- Source material:
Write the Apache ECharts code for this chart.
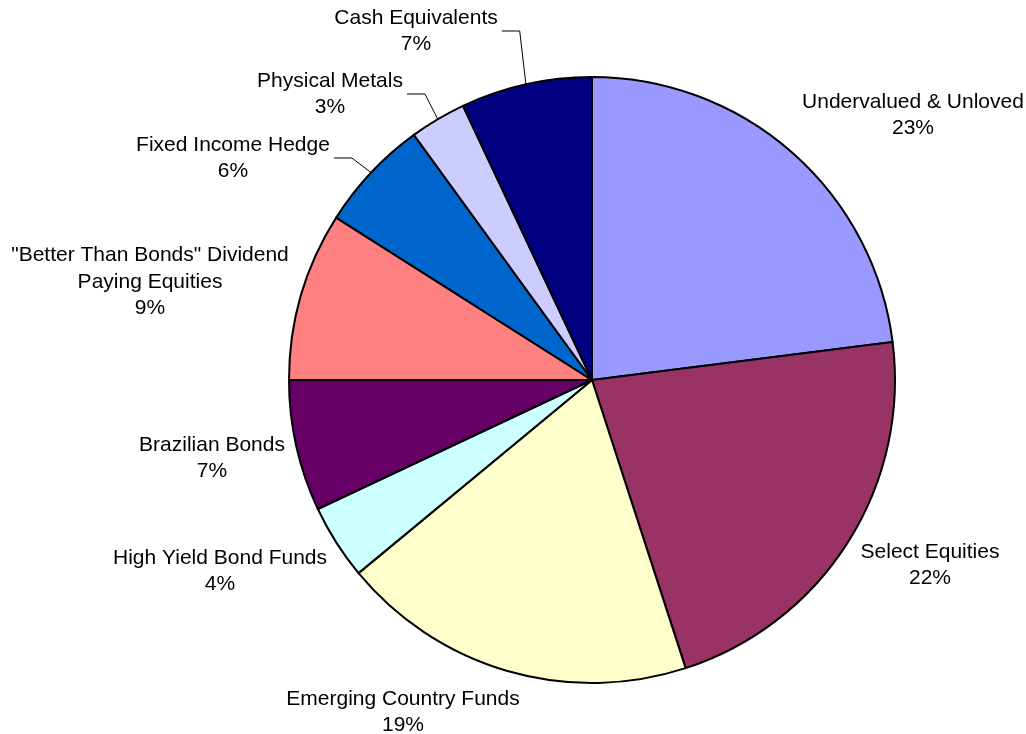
<!DOCTYPE html>
<html>
<head>
<meta charset="utf-8">
<script src="https://cdn.jsdelivr.net/npm/echarts@6/dist/echarts.min.js"></script>
<style>
html,body{margin:0;padding:0;background:#fff;}
#chart{width:1026px;height:734px;}
</style>
</head>
<body>
<div id="chart"></div>
<script>
// Data
const categories = [
  'Undervalued & Unloved',
  'Select Equities',
  'Emerging Country Funds',
  'High Yield Bond Funds',
  'Brazilian Bonds',
  '"Better Than Bonds" Dividend\nPaying Equities',
  'Fixed Income Hedge',
  'Physical Metals',
  'Cash Equivalents'
];
const values = [23, 22, 19, 4, 7, 9, 6, 3, 7];
const colors = ['#9999FF', '#993366', '#FFFFCC', '#CCFFFF', '#660066', '#FF8080', '#0066CC', '#CCCCFF', '#000080'];
// which labels have leader lines
const hasLeader = [false, false, false, false, false, false, true, true, true];
// label block centres (layout, not data)
const labelCenters = [
  [913, 115], [930, 565], [403, 712], [220, 571], [212, 458],
  [150, 282], [233, 158], [330, 94], [416, 31]
];

const chart = echarts.init(document.getElementById('chart'), null, {renderer: 'canvas'});
const option = {
  animation: false,
  backgroundColor: '#ffffff',
  series: [{
    type: 'pie',
    center: [592, 380],
    radius: 303,
    startAngle: 90,
    clockwise: true,
    avoidLabelOverlap: false,
    percentPrecision: 0,
    itemStyle: { borderColor: '#000000', borderWidth: 2 },
    label: {
      show: true,
      position: 'outside',
      formatter: '{b}\n{d}%',
      fontFamily: '"Liberation Sans", Arial, sans-serif',
      fontSize: 21,
      lineHeight: 26.5,
      color: '#000000',
      align: 'center',
      padding: [0, 4]
    },
    labelLine: {
      show: true,
      length: 15,
      length2: 18,
      lineStyle: { color: '#000000', width: 1 }
    },
    labelLayout: function (params) {
      const c = labelCenters[params.dataIndex];
      return { x: c[0], y: c[1], align: 'center', verticalAlign: 'middle' };
    },
    emphasis: { disabled: true },
    data: categories.map((name, i) => ({
      name: name,
      value: values[i],
      itemStyle: { color: colors[i] },
      labelLine: { show: hasLeader[i] }
    }))
  }]
};
chart.setOption(option);
</script>
</body>
</html>
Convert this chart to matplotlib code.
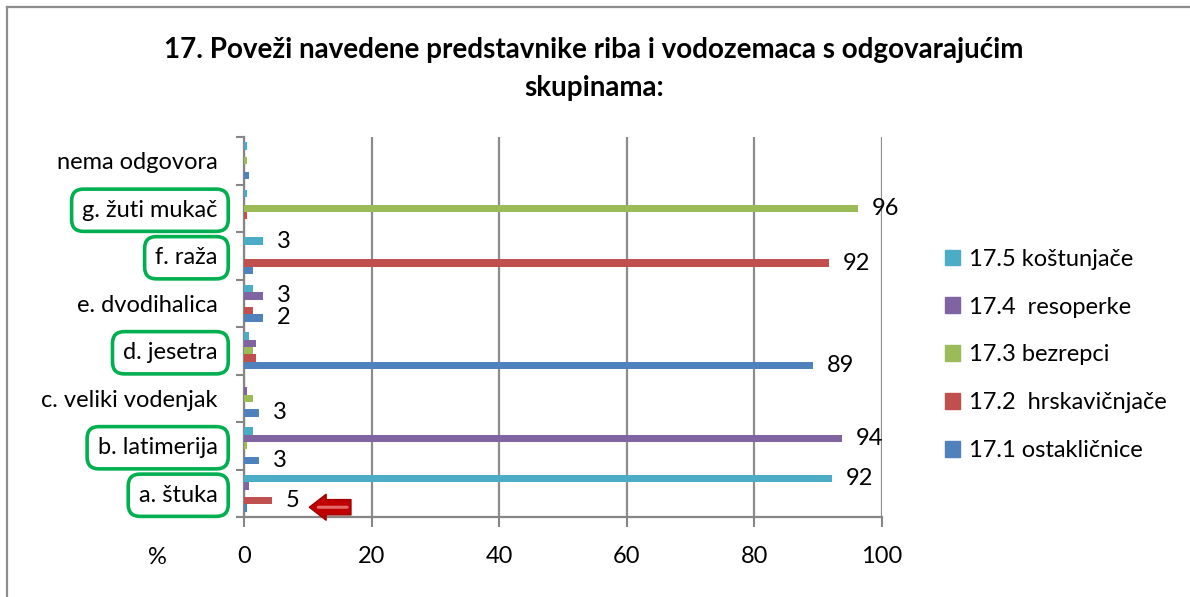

- Exercise instructions: Pictures are excluded; repeat every record exactly.

- Worked solution:
Write the Apache ECharts code for this chart.
<!DOCTYPE html>
<html>
<head>
<meta charset="utf-8">
<script src="https://cdn.jsdelivr.net/npm/echarts@6/dist/echarts.min.js"></script>
<style>
html,body{margin:0;padding:0;background:#fff;}
#chart{width:1026px;height:734px;}
</style>
</head>
<body>
<div id="chart"></div>
<script>
// Data
const categories = [
  'Undervalued & Unloved',
  'Select Equities',
  'Emerging Country Funds',
  'High Yield Bond Funds',
  'Brazilian Bonds',
  '"Better Than Bonds" Dividend\nPaying Equities',
  'Fixed Income Hedge',
  'Physical Metals',
  'Cash Equivalents'
];
const values = [23, 22, 19, 4, 7, 9, 6, 3, 7];
const colors = ['#9999FF', '#993366', '#FFFFCC', '#CCFFFF', '#660066', '#FF8080', '#0066CC', '#CCCCFF', '#000080'];
// which labels have leader lines
const hasLeader = [false, false, false, false, false, false, true, true, true];
// label block centres (layout, not data)
const labelCenters = [
  [913, 115], [930, 565], [403, 712], [220, 571], [212, 458],
  [150, 282], [233, 158], [330, 94], [416, 31]
];

const chart = echarts.init(document.getElementById('chart'), null, {renderer: 'canvas'});
const option = {
  animation: false,
  backgroundColor: '#ffffff',
  series: [{
    type: 'pie',
    center: [592, 380],
    radius: 303,
    startAngle: 90,
    clockwise: true,
    avoidLabelOverlap: false,
    percentPrecision: 0,
    itemStyle: { borderColor: '#000000', borderWidth: 2 },
    label: {
      show: true,
      position: 'outside',
      formatter: '{b}\n{d}%',
      fontFamily: '"Liberation Sans", Arial, sans-serif',
      fontSize: 21,
      lineHeight: 26.5,
      color: '#000000',
      align: 'center',
      padding: [0, 4]
    },
    labelLine: {
      show: true,
      length: 15,
      length2: 18,
      lineStyle: { color: '#000000', width: 1 }
    },
    labelLayout: function (params) {
      const c = labelCenters[params.dataIndex];
      return { x: c[0], y: c[1], align: 'center', verticalAlign: 'middle' };
    },
    emphasis: { disabled: true },
    data: categories.map((name, i) => ({
      name: name,
      value: values[i],
      itemStyle: { color: colors[i] },
      labelLine: { show: hasLeader[i] }
    }))
  }]
};
chart.setOption(option);
</script>
</body>
</html>
Convert this chart to matplotlib code.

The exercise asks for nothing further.